Information supplied:

++++++++++++++++++++

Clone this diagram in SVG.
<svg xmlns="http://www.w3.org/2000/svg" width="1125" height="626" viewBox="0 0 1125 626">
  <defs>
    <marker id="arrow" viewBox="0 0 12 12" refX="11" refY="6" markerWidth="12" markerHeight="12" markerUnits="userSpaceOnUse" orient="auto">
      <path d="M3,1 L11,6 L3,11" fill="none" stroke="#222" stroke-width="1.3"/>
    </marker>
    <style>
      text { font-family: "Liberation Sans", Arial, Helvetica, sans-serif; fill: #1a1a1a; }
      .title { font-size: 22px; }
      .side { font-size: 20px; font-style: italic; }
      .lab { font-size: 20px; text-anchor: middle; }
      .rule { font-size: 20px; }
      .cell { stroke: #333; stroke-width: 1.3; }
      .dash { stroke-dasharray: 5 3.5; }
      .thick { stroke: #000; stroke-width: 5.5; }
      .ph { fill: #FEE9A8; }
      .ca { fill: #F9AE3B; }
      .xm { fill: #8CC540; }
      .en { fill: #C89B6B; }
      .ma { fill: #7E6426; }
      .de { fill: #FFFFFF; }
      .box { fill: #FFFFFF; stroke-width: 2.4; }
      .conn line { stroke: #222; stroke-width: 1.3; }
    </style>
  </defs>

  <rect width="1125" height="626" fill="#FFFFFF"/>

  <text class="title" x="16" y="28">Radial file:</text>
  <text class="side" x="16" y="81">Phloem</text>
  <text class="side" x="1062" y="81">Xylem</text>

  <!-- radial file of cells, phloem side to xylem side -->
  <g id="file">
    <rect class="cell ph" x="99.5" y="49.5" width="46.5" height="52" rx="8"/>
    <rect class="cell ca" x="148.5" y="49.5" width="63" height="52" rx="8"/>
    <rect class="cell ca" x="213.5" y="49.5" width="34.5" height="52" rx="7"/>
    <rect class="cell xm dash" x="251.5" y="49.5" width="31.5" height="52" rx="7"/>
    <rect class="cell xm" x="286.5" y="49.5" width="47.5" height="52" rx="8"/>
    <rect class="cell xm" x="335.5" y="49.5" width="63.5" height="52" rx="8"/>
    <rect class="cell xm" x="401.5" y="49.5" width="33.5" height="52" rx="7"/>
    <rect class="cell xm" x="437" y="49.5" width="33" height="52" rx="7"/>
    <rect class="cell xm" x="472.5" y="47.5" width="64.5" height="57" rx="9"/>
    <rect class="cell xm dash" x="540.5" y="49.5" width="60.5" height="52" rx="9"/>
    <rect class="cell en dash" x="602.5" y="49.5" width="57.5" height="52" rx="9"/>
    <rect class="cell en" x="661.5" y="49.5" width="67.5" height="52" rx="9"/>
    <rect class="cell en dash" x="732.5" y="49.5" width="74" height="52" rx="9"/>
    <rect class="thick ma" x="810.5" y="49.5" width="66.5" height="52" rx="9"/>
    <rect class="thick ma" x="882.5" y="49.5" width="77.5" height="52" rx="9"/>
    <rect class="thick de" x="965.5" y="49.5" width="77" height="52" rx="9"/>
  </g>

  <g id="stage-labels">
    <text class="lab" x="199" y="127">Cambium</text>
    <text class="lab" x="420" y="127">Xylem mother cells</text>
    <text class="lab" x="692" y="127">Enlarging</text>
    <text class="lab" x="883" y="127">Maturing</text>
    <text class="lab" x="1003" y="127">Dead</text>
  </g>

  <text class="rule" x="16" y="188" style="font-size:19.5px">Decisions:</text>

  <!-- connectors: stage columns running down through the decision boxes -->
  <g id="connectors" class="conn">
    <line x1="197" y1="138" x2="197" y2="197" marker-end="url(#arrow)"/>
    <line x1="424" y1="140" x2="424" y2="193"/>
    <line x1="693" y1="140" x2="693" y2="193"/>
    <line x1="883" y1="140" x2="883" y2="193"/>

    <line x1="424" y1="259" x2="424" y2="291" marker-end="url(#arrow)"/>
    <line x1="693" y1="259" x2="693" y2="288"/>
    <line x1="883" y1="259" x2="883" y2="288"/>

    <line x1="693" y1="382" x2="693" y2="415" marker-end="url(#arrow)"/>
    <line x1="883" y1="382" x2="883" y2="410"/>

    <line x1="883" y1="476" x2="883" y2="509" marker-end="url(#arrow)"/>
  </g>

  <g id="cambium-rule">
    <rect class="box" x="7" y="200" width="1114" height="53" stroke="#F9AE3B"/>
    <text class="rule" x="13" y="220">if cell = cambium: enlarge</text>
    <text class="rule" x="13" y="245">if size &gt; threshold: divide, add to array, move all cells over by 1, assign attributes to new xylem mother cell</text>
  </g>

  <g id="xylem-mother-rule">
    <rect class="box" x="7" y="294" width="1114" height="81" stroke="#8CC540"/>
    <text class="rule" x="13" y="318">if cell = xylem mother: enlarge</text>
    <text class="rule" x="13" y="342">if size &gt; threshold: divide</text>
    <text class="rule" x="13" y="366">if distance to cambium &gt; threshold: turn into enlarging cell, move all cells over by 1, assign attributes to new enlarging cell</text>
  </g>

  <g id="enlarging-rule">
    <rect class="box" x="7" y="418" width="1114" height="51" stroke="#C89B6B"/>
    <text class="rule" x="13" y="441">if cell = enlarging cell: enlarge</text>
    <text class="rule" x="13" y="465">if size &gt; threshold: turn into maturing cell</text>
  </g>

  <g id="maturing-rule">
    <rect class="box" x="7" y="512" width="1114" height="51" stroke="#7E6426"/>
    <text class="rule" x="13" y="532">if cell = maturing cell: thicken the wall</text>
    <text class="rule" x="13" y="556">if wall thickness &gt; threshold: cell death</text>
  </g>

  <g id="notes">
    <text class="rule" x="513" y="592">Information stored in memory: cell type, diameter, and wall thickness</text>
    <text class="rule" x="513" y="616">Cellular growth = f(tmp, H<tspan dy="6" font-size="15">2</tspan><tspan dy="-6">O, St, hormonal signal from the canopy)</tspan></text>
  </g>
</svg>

++++++++++++++++++++

What is asked: Each line of the material should be duplicated exactly, please.

Correct result:
Clone this diagram in SVG.
<svg xmlns="http://www.w3.org/2000/svg" width="1125" height="626" viewBox="0 0 1125 626">
  <defs>
    <marker id="arrow" viewBox="0 0 12 12" refX="11" refY="6" markerWidth="12" markerHeight="12" markerUnits="userSpaceOnUse" orient="auto">
      <path d="M3,1 L11,6 L3,11" fill="none" stroke="#222" stroke-width="1.3"/>
    </marker>
    <style>
      text { font-family: "Liberation Sans", Arial, Helvetica, sans-serif; fill: #1a1a1a; }
      .title { font-size: 22px; }
      .side { font-size: 20px; font-style: italic; }
      .lab { font-size: 20px; text-anchor: middle; }
      .rule { font-size: 20px; }
      .cell { stroke: #333; stroke-width: 1.3; }
      .dash { stroke-dasharray: 5 3.5; }
      .thick { stroke: #000; stroke-width: 5.5; }
      .ph { fill: #FEE9A8; }
      .ca { fill: #F9AE3B; }
      .xm { fill: #8CC540; }
      .en { fill: #C89B6B; }
      .ma { fill: #7E6426; }
      .de { fill: #FFFFFF; }
      .box { fill: #FFFFFF; stroke-width: 2.4; }
      .conn line { stroke: #222; stroke-width: 1.3; }
    </style>
  </defs>

  <rect width="1125" height="626" fill="#FFFFFF"/>

  <text class="title" x="16" y="28">Radial file:</text>
  <text class="side" x="16" y="81">Phloem</text>
  <text class="side" x="1062" y="81">Xylem</text>

  <!-- radial file of cells, phloem side to xylem side -->
  <g id="file">
    <rect class="cell ph" x="99.5" y="49.5" width="46.5" height="52" rx="8"/>
    <rect class="cell ca" x="148.5" y="49.5" width="63" height="52" rx="8"/>
    <rect class="cell ca" x="213.5" y="49.5" width="34.5" height="52" rx="7"/>
    <rect class="cell xm dash" x="251.5" y="49.5" width="31.5" height="52" rx="7"/>
    <rect class="cell xm" x="286.5" y="49.5" width="47.5" height="52" rx="8"/>
    <rect class="cell xm" x="335.5" y="49.5" width="63.5" height="52" rx="8"/>
    <rect class="cell xm" x="401.5" y="49.5" width="33.5" height="52" rx="7"/>
    <rect class="cell xm" x="437" y="49.5" width="33" height="52" rx="7"/>
    <rect class="cell xm" x="472.5" y="47.5" width="64.5" height="57" rx="9"/>
    <rect class="cell xm dash" x="540.5" y="49.5" width="60.5" height="52" rx="9"/>
    <rect class="cell en dash" x="602.5" y="49.5" width="57.5" height="52" rx="9"/>
    <rect class="cell en" x="661.5" y="49.5" width="67.5" height="52" rx="9"/>
    <rect class="cell en dash" x="732.5" y="49.5" width="74" height="52" rx="9"/>
    <rect class="thick ma" x="810.5" y="49.5" width="66.5" height="52" rx="9"/>
    <rect class="thick ma" x="882.5" y="49.5" width="77.5" height="52" rx="9"/>
    <rect class="thick de" x="965.5" y="49.5" width="77" height="52" rx="9"/>
  </g>

  <g id="stage-labels">
    <text class="lab" x="199" y="127">Cambium</text>
    <text class="lab" x="420" y="127">Xylem mother cells</text>
    <text class="lab" x="692" y="127">Enlarging</text>
    <text class="lab" x="883" y="127">Maturing</text>
    <text class="lab" x="1003" y="127">Dead</text>
  </g>

  <text class="rule" x="16" y="188" style="font-size:19.5px">Decisions:</text>

  <!-- connectors: stage columns running down through the decision boxes -->
  <g id="connectors" class="conn">
    <line x1="197" y1="138" x2="197" y2="197" marker-end="url(#arrow)"/>
    <line x1="424" y1="140" x2="424" y2="193"/>
    <line x1="693" y1="140" x2="693" y2="193"/>
    <line x1="883" y1="140" x2="883" y2="193"/>

    <line x1="424" y1="259" x2="424" y2="291" marker-end="url(#arrow)"/>
    <line x1="693" y1="259" x2="693" y2="288"/>
    <line x1="883" y1="259" x2="883" y2="288"/>

    <line x1="693" y1="382" x2="693" y2="415" marker-end="url(#arrow)"/>
    <line x1="883" y1="382" x2="883" y2="410"/>

    <line x1="883" y1="476" x2="883" y2="509" marker-end="url(#arrow)"/>
  </g>

  <g id="cambium-rule">
    <rect class="box" x="7" y="200" width="1114" height="53" stroke="#F9AE3B"/>
    <text class="rule" x="13" y="220">if cell = cambium: enlarge</text>
    <text class="rule" x="13" y="245">if size &gt; threshold: divide, add to array, move all cells over by 1, assign attributes to new xylem mother cell</text>
  </g>

  <g id="xylem-mother-rule">
    <rect class="box" x="7" y="294" width="1114" height="81" stroke="#8CC540"/>
    <text class="rule" x="13" y="318">if cell = xylem mother: enlarge</text>
    <text class="rule" x="13" y="342">if size &gt; threshold: divide</text>
    <text class="rule" x="13" y="366">if distance to cambium &gt; threshold: turn into enlarging cell, move all cells over by 1, assign attributes to new enlarging cell</text>
  </g>

  <g id="enlarging-rule">
    <rect class="box" x="7" y="418" width="1114" height="51" stroke="#C89B6B"/>
    <text class="rule" x="13" y="441">if cell = enlarging cell: enlarge</text>
    <text class="rule" x="13" y="465">if size &gt; threshold: turn into maturing cell</text>
  </g>

  <g id="maturing-rule">
    <rect class="box" x="7" y="512" width="1114" height="51" stroke="#7E6426"/>
    <text class="rule" x="13" y="532">if cell = maturing cell: thicken the wall</text>
    <text class="rule" x="13" y="556">if wall thickness &gt; threshold: cell death</text>
  </g>

  <g id="notes">
    <text class="rule" x="513" y="592">Information stored in memory: cell type, diameter, and wall thickness</text>
    <text class="rule" x="513" y="616">Cellular growth = f(tmp, H<tspan dy="6" font-size="15">2</tspan><tspan dy="-6">O, St, hormonal signal from the canopy)</tspan></text>
  </g>
</svg>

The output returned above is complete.